Leena Kejriwal
Die vier indirekt über frei hängende Elektrokabel miteinander verbundenen Räume mit (inszenierter) Kunst von Leena Kejriwal befassen sich mit der Stellung der Frau in der Gesellschaft und der Beziehung zwischen der Geschichte des Sexhandels und seinen Auswirkungen auf Kleinkinder. Kejriwal lebt in Kalkutta, sie kennt den Alltag und die Tragödien der Stadt daher sehr genau. Inspiriert von der Eigenproduktion eines Bildbandes mit Porträts von Kalkutta begann sie, sich mit dessen Rotlichtviertel zu befassen, das die britischen Soldaten sich bereits kurz nach ihrem Eintreffen und dem Beginn der Kolonialzeit zu ihrem Vergnügen eingerichtet hatten. In diesem Rotlichtviertel zwangen sie Frauen zur Prostitution.
Die im ACC ausgestellten Fotoserien in den vier Kabinetten werden über zahlreiche (zu) tief hängende Leuchten nur indirekt angestrahlt und wirken dadurch atmosphärisch-intim. Ihre Wände sind gelb, schwarz und rot getüncht und ausgeschmückt mit Leuchtschlangen, Tüchern, Hammer-und-Sichel-Fähnchen Bengalens. Zudem vermitteln die teils verfallenen Räume den Eindruck, als würde hier schon sehr lange jemand leben, der kein Geld zur Renovierung hat.
Leena Kejriwals Aufnahmen entstanden im oben genannten Rotlichtviertel Kalkuttas und sind stille Zeugen einer Underground-Ökonomie als Überlebensgrundlage. Gleichzeitig sprechen sie auch von den Begierden einer patriarchalen Gesellschaft, die diese Frauen auf vielfältige Weise beansprucht. «Phool Bibi» zeigt eine Prostituierte in dem Raum, in dem sie ihre Arbeit verrichtet. Was nicht auf den ersten Blick auffällt, ist das unverhältnismäßig hohe Bett. Die Höhe des Bettes ist dem Umstand geschuldet, dass die Kinder der Prostituierten keinen anderen Lebens- und Schlafraum haben, als dieselben schäbigen Nutzräumen in denen die Sexgeschäfte abgewickelt werden und deshalb während der Arbeit der Mutter unter dem Bett ausharren müssen.

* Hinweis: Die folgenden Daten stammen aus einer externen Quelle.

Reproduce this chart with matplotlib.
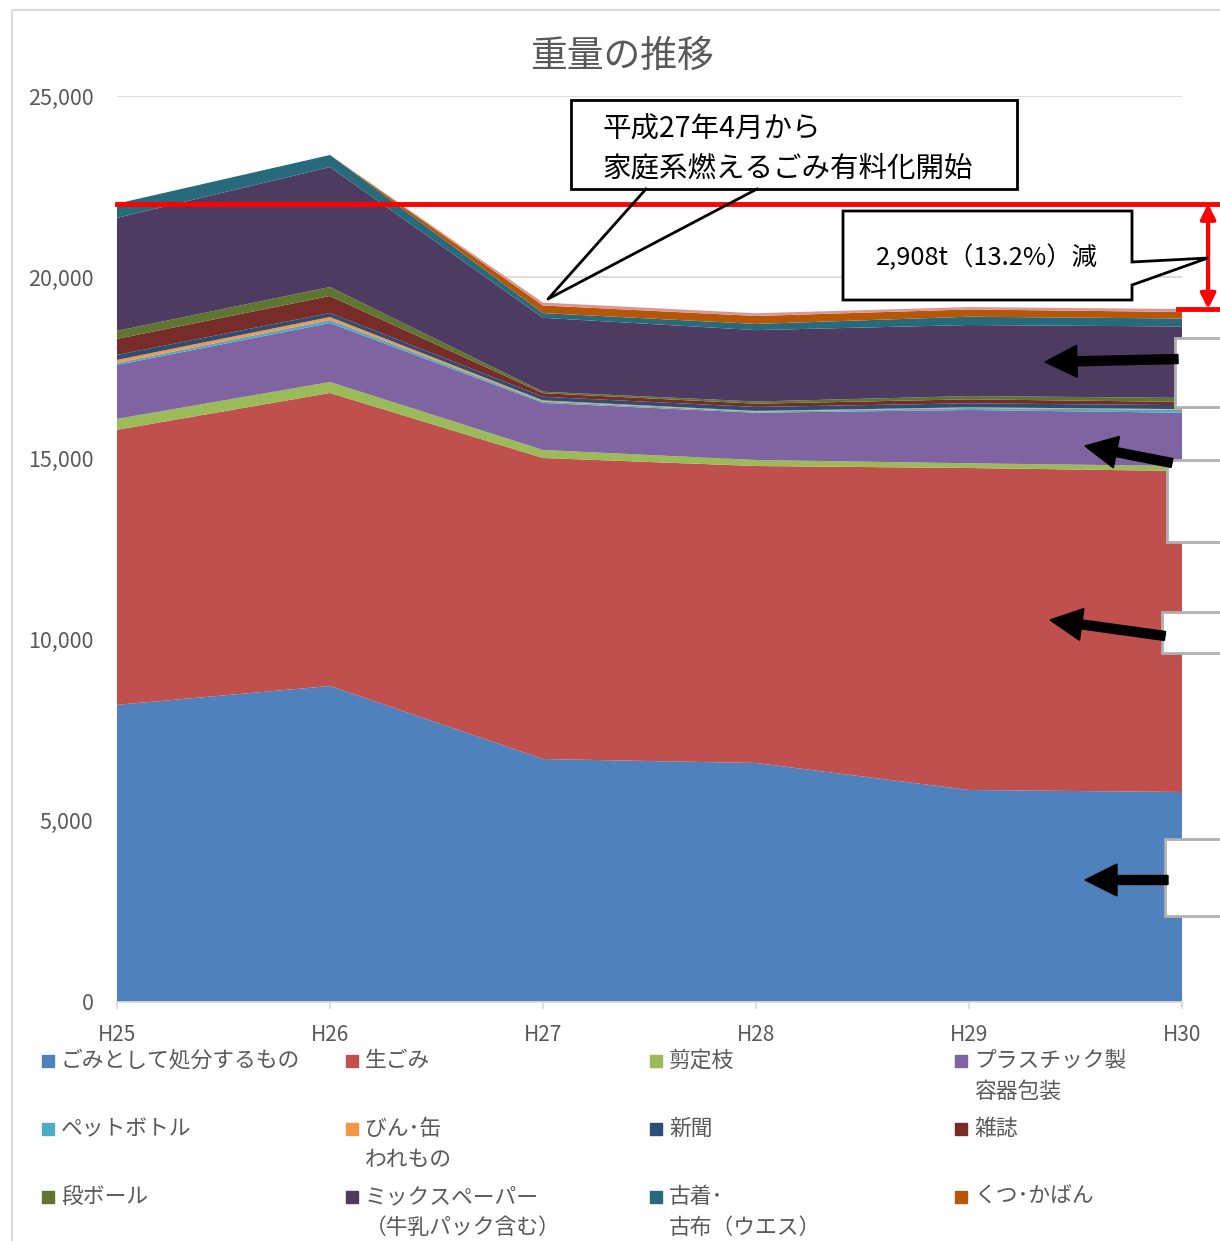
import matplotlib
matplotlib.use('Agg')
import matplotlib.pyplot as plt
from matplotlib.patches import Polygon, Rectangle, FancyArrow
import numpy as np

plt.rcParams['font.family'] = ['Noto Sans CJK JP', 'DejaVu Sans']

# data (t)
years = ['H25', 'H26', 'H27', 'H28', 'H29', 'H30']
gomi = [8200, 8720, 6705, 6595, 5850, 5795]
namagomi = [7590, 8085, 8306, 8195, 8885, 8857]
sentei = [300, 303, 221, 166, 130, 138]
pura = [1490, 1628, 1298, 1304, 1471, 1471]
pet = [55, 83, 40, 30, 54, 79]
bin_kan = [83, 83, 30, 20, 20, 20]
shinbun = [138, 110, 100, 110, 110, 110]
zasshi = [442, 469, 100, 90, 110, 90]
danbo = [221, 249, 40, 60, 90, 110]
mix = [3118, 3310, 2040, 1970, 1960, 1970]
furugi = [393, 332, 130, 170, 230, 220]
kutsu = [0, 0, 210, 220, 200, 180]
sonota = [0, 0, 80, 75, 66, 82]

labels = ['ごみとして処分するもの', '生ごみ', '剪定枝', 'プラスチック製\n容器包装',
          'ペットボトル', 'びん･缶\nわれもの', '新聞', '雑誌',
          '段ボール', 'ミックスペーパー\n（牛乳パック含む）', '古着･\n古布（ウエス）', 'くつ･かばん']
colors = ['#4F81BD', '#C0504D', '#9BBB59', '#8064A2', '#4BACC6', '#F79646',
          '#2C4D75', '#772C2A', '#5F7530', '#4D3B62', '#276A7C', '#B65708', '#D99694']

GRAY = '#595959'


def legend_items(fig):
    '''
    Objective: draw the 4 column legend below the chart
    '''
    xs = [42, 346, 650, 955]
    ys = [1061, 1129, 1197]
    W, H = 1220.0, 1241.0
    for i, lab in enumerate(labels):
        x = xs[i % 4]
        y = ys[i // 4]
        fig.patches.append(Rectangle((x / W, 1 - (y + 6) / H), 12 / W, 12 / H,
                                     transform=fig.transFigure, color=colors[i]))
        for j, line in enumerate(lab.split('\n')):
            fig.text((x + 19) / W, 1 - (y + 31 * j) / H, line, fontsize=15.7,
                     color=GRAY, va='center', ha='left')


def main():
    fig = plt.figure(figsize=(12.2, 12.41), dpi=100)
    W, H = 1220.0, 1241.0
    ax = fig.add_axes([117 / W, 1 - 1002 / H, 1065 / W, 906 / H])

    x = np.arange(len(years))
    series = [gomi, namagomi, sentei, pura, pet, bin_kan, shinbun, zasshi,
              danbo, mix, furugi, kutsu, sonota]
    ax.stackplot(x, *series, colors=colors, linewidth=0, zorder=2)

    ax.set_xlim(0, len(years) - 1)
    ax.set_ylim(0, 25000)
    ax.set_yticks(range(0, 25001, 5000))
    ax.set_yticklabels(['{:,}'.format(v) for v in range(0, 25001, 5000)])
    ax.set_xticks(x)
    ax.set_xticklabels(years)
    ax.grid(axis='y', color='#d9d9d9', linewidth=1.3, zorder=0)
    ax.set_axisbelow(True)
    for s in ['left', 'right', 'top']:
        ax.spines[s].set_visible(False)
    ax.spines['bottom'].set_color('#d9d9d9')
    ax.spines['bottom'].set_linewidth(1.3)
    ax.spines['bottom'].set_zorder(3)
    ax.tick_params(axis='y', length=0, pad=17, labelsize=15.5, labelcolor=GRAY)
    ax.tick_params(axis='x', length=5, width=1.3, color='#d9d9d9', pad=11,
                   labelsize=15, labelcolor=GRAY)

    fig.text(622 / W, 1 - 56 / H, '重量の推移', fontsize=26.5, color=GRAY,
             ha='center', va='center')

    # red lines: total of first and last year
    tot = np.sum(series, axis=0)
    trans = ax.get_yaxis_transform()
    ax.plot([0, 1.2], [tot[0], tot[0]], color='#FF0000', lw=3.5,
            transform=trans, clip_on=False, zorder=5)
    ax.plot([0.996, 1.2], [tot[-1], tot[-1]], color='#FF0000', lw=3.5,
            transform=trans, clip_on=False, zorder=5)
    ax.annotate('', xy=(1.0245, tot[0]), xytext=(1.0245, tot[-1]),
                xycoords=trans, textcoords=trans,
                arrowprops=dict(arrowstyle='<|-|>,head_width=0.45,head_length=0.9',
                                color='#FF0000', lw=3, shrinkA=0, shrinkB=0),
                annotation_clip=False, zorder=6)

    # overlay in pixel coords
    ov = fig.add_axes([0, 0, 1, 1], zorder=10)
    ov.set_xlim(0, W)
    ov.set_ylim(H, 0)
    ov.axis('off')
    ov.patch.set_alpha(0)

    # outer chart border
    ov.add_patch(Rectangle((12, 10), 1300, 1300, fill=False, edgecolor='#d9d9d9', lw=1.5))

    # callout 1
    ov.add_patch(Rectangle((571, 100), 446, 89, facecolor='white', edgecolor='black', lw=2))
    ov.plot([646, 548, 757], [189, 299, 189], color='black', lw=2)
    ov.text(603, 130, '平成27年4月から', fontsize=20.5, va='center', ha='left')
    ov.text(603, 168, '家庭系燃えるごみ有料化開始', fontsize=20.5, va='center', ha='left')

    # callout 2
    ov.add_patch(Polygon([(843, 211), (1132, 211), (1132, 262), (1208, 258),
                          (1132, 285), (1132, 300), (843, 300)],
                         closed=True, facecolor='white', edgecolor='black', lw=2))
    ov.text(987, 258, '2,908t（13.2%）減', fontsize=18.3, va='center', ha='center')

    # label boxes cut at the right edge
    for (x0, y0, y1) in [(1175, 338, 407), (1167, 460, 542), (1162, 612, 653), (1165, 839, 916)]:
        ov.add_patch(Rectangle((x0, y0), 100, y1 - y0, facecolor='white',
                               edgecolor='#b0b0b0', lw=2))

    # black arrows
    for (tx, ty, hx, hy) in [(1178, 359, 1045, 362), (1172, 463, 1085, 446),
                             (1165, 636, 1050, 620), (1168, 880, 1085, 880)]:
        ov.add_patch(FancyArrow(tx, ty, hx - tx, hy - ty, width=9, head_width=32,
                                head_length=32, length_includes_head=True,
                                color='black'))

    legend_items(fig)
    fig.savefig('out.png', dpi=100)


if __name__ == '__main__':
    main()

Unter den Menschen, die dies stoppen möchten, ist eine NGO-Hilfsorganisation, mit deren Unterstützung es Leena Kejriwal gelungen ist, eine Schule für diese Kinder einzurichten, um ihnen einen Schulbesuch zu ermöglichen und sie aus diesem Lebensumfeld herauszuholen. So soll verhindert werden, dass die Kinder dort aufwachsen müssen und vor allem, dass die jungen Mädchen Opfer von Vergewaltigungen werden oder dass sie später genötigt sind, dieselbe berufliche Erfahrung wie ihre Mütter zu machen.
Eine weitere Fotografie mit dem Titel «Kartigya Weds» zeigt den Gott der Ehe, zu dem die Prostituierten beten, in der Hoffnung, im nächsten Leben einen Ehemann zu finden und eine «ehrbare Frau» zu sein. Symbolisch für diese Hoffnung steht ein Video, das einen Ausblick auf dieses Leben gewährt. Ein frisch verheirateter Mann reitet auf einem Pferd, begleitet von einer Blaskapelle. Diese Momentaufnahme einer indischen Tradition steht in extremem Gegensatz zur Lebensrealität der Prostituierten.